Não se pretende aqui uma rejeição às normas lingüísticas tradicionais, e sim compreendermos que toda expressão lingüística é construída socialmente, sem, contudo existir uma forma única e correta de falar, mas sim uma pluralidade de formas de se dizer uma mesma palavra, as quais denominaram variações lingüísticas.


Considerações Finais


Através desta pesquisa, é que podemos perceber como existem de fato as variações linguísticas, em que cada pessoa tem seu modo próprio de falar e se expressar. Variações estas históricas, por alguns manterem vivas ainda expressões como "não carece" e variações sociais que agrupa alguns fatores como, o nível sócio- econômico, o grau de educação e a idade, que decisivamente influi bastante na fala do individuo.

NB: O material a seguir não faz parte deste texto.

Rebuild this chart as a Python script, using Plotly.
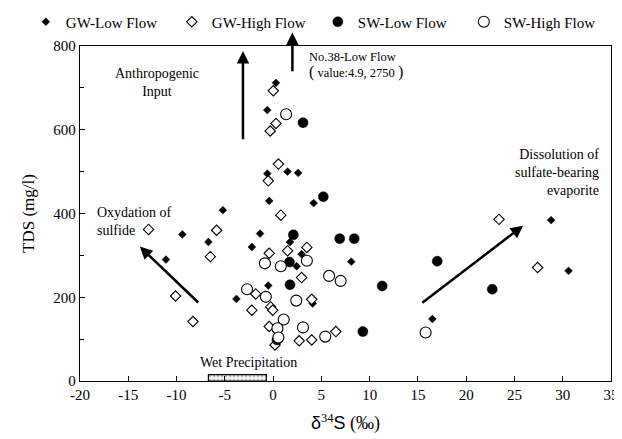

A educação é primordial na vida, pois é através do conhecimento que novos horizontes se abrem, que novas oportunidades surgem, fazendo do sujeito um ser de conquistas e valores. Valores atribuídos por uma sociedade classificatória e excludente, em que obviamente quem não possui tais tributos estão consequentemente a margem. Só que a educação não é acessível a todos, e é fato que muitos ainda são analfabetos. Como estas pessoas terão maiores oportunidades? Será que existem possibilidades de haver uma ascensão social? O que existe na verdade é um condicionamento, em que estas pessoas continuarão marginalizadas, enquanto que os detentores do conhecimento serão ainda detentores do poder. Logicamente, podemos concluir que as diferenças lingüísticas demarcam as classes sócias, e que o maior preconceito existe com aqueles que não tiveram oportunidades a educação, ou seja, de aprender a tão privilegiada norma padrão.